Convendrá, una vez más, prestar atención a los llamados a la reflexión y la cordura que han hecho tanto el Presidente Obama como Fidel Castro, que en esto han coincidido por encima de las diferencias que los separan en otros múltiples terrenos. Lo ocurrido a la congresista Gifford –una demócrata liberal, comprometida con la reforma migratoria y la lucha a favor del ambiente en su país y en el mundo– ha sido, en efecto, un crimen atroz cometido en un clima de antagonismos exacerbados. Que haya o no complicidades de otros en el hecho es algo que corresponderá establecer a la justicia norteamericana. Para el mundo entero, sin embargo, como en primer lugar para los propios norteamericanos, resalta hoy el contraste entre una cultura política que favorece un clima de complicidades entre partidarios de la confrontación, y otra que favorece un clima de responsabilidad hacia las normas, los valores y las instituciones que garantizan la convivencia ciudadana en una circunstancia política tan compleja y difícil como la que enfrentan hoy los Estados Unidos.
Gabrielle Gifford ha sobrevivido al intento de asesinarla.
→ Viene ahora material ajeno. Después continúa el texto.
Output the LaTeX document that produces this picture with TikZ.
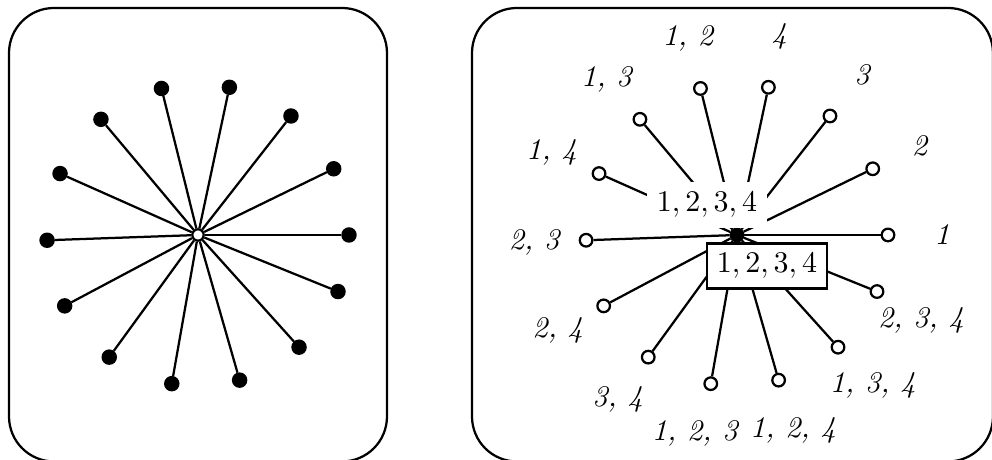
\documentclass[tikz,border=0pt]{standalone}
\usetikzlibrary{positioning}
\tikzset{
  blackdot/.style={circle,fill=black,draw=black,inner sep=0pt,minimum size=4.4pt},
  opendot/.style={circle,fill=white,draw=black,inner sep=0pt,minimum size=4.2pt},
  hub/.style={circle,fill=white,draw=black,inner sep=0pt,minimum size=3.8pt},
  setlabel/.style={font=\itshape},
  frame/.style={rounded corners=15pt},
}
\begin{document}
\begin{tikzpicture}[x=0.3333pt,y=0.3333pt,line width=0.75pt]
\useasboundingbox (0,0) rectangle (992,460);
\draw[frame] (9,-1.5) rectangle (387,452);
\draw[frame] (472,-1.5) rectangle (993,452);

\begin{scope}[shift={(198,225)}]
 \node[hub] (lc) at (0,0) {};
 \node[blackdot] (l1) at (0:151) {};
 \node[blackdot] (l2) at (26:151) {};
 \node[blackdot] (l3) at (52:151) {};
 \node[blackdot] (l4) at (78:151) {};
 \node[blackdot] (l12) at (104:151) {};
 \node[blackdot] (l13) at (130:151) {};
 \node[blackdot] (l14) at (156:151) {};
 \node[blackdot] (l23) at (182:151) {};
 \node[blackdot] (l24) at (208:151) {};
 \node[blackdot] (l34) at (234:151) {};
 \node[blackdot] (l123) at (260:151) {};
 \node[blackdot] (l124) at (286:151) {};
 \node[blackdot] (l134) at (312:151) {};
 \node[blackdot] (l234) at (338:151) {};
 \draw (lc) -- (l1);
 \draw (lc) -- (l2);
 \draw (lc) -- (l3);
 \draw (lc) -- (l4);
 \draw (lc) -- (l12);
 \draw (lc) -- (l13);
 \draw (lc) -- (l14);
 \draw (lc) -- (l23);
 \draw (lc) -- (l24);
 \draw (lc) -- (l34);
 \draw (lc) -- (l123);
 \draw (lc) -- (l124);
 \draw (lc) -- (l134);
 \draw (lc) -- (l234);
\end{scope}

\begin{scope}[shift={(737,225)}]
 \node[blackdot,minimum size=4.2pt] (rc) at (0,0) {};
 \node[opendot] (r1) at (0:151) {};
 \node[opendot] (r2) at (26:151) {};
 \node[opendot] (r3) at (52:151) {};
 \node[opendot] (r4) at (78:151) {};
 \node[opendot] (r12) at (104:151) {};
 \node[opendot] (r13) at (130:151) {};
 \node[opendot] (r14) at (156:151) {};
 \node[opendot] (r23) at (182:151) {};
 \node[opendot] (r24) at (208:151) {};
 \node[opendot] (r34) at (234:151) {};
 \node[opendot] (r123) at (260:151) {};
 \node[opendot] (r124) at (286:151) {};
 \node[opendot] (r134) at (312:151) {};
 \node[opendot] (r234) at (338:151) {};
 \node[setlabel] (t1) at (0:205) {1};
 \node[setlabel] (t2) at (26:203) {2};
 \node[setlabel] (t3) at (52:203) {3};
 \node[setlabel] (t4) at (78:203) {4};
 \node[setlabel] (t12) at (104:203) {1, 2};
 \node[setlabel] (t13) at (130:203) {1, 3};
 \node[setlabel] (t14) at (156:203) {1, 4};
 \node[setlabel] (t23) at (182:203) {2, 3};
 \node[setlabel] (t24) at (208:203) {2, 4};
 \node[setlabel] (t34) at (234:203) {3, 4};
 \node[setlabel] (t123) at (258:203) {1, 2, 3};
 \node[setlabel] (t124) at (286:203) {1, 2, 4};
 \node[setlabel] (t134) at (312:203) {1, 3, 4};
 \node[setlabel] (t234) at (335:203) {2, 3, 4};
 \draw (rc) -- (r1);
 \draw (rc) -- (r2);
 \draw (rc) -- (r3);
 \draw (rc) -- (r4);
 \draw (rc) -- (r12);
 \draw (rc) -- (r13);
 \draw (rc) -- (r14);
 \draw (rc) -- (r23);
 \draw (rc) -- (r24);
 \draw (rc) -- (r34);
 \draw (rc) -- (r123);
 \draw (rc) -- (r124);
 \draw (rc) -- (r134);
 \draw (rc) -- (r234);
 \node[fill=white] (upper) at (-30,30) {$1,2,3,4$};
 \node[draw,fill=white] (lower) at (30,-31) {$1,2,3,4$};
\end{scope}
\end{tikzpicture}
\end{document}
Esperemos que eso anuncie, también, que sobrevive la disposición de quienes creen en los valores de la libertad, la democracia y el gobierno de todos para el bien de todos, para encarar y revertir la agresividad creciente de quienes no creen en esos valores y se esfuerzan cada día en erradicarlos de la vida política, allá, acá, y en todas partes de un mundo en crisis.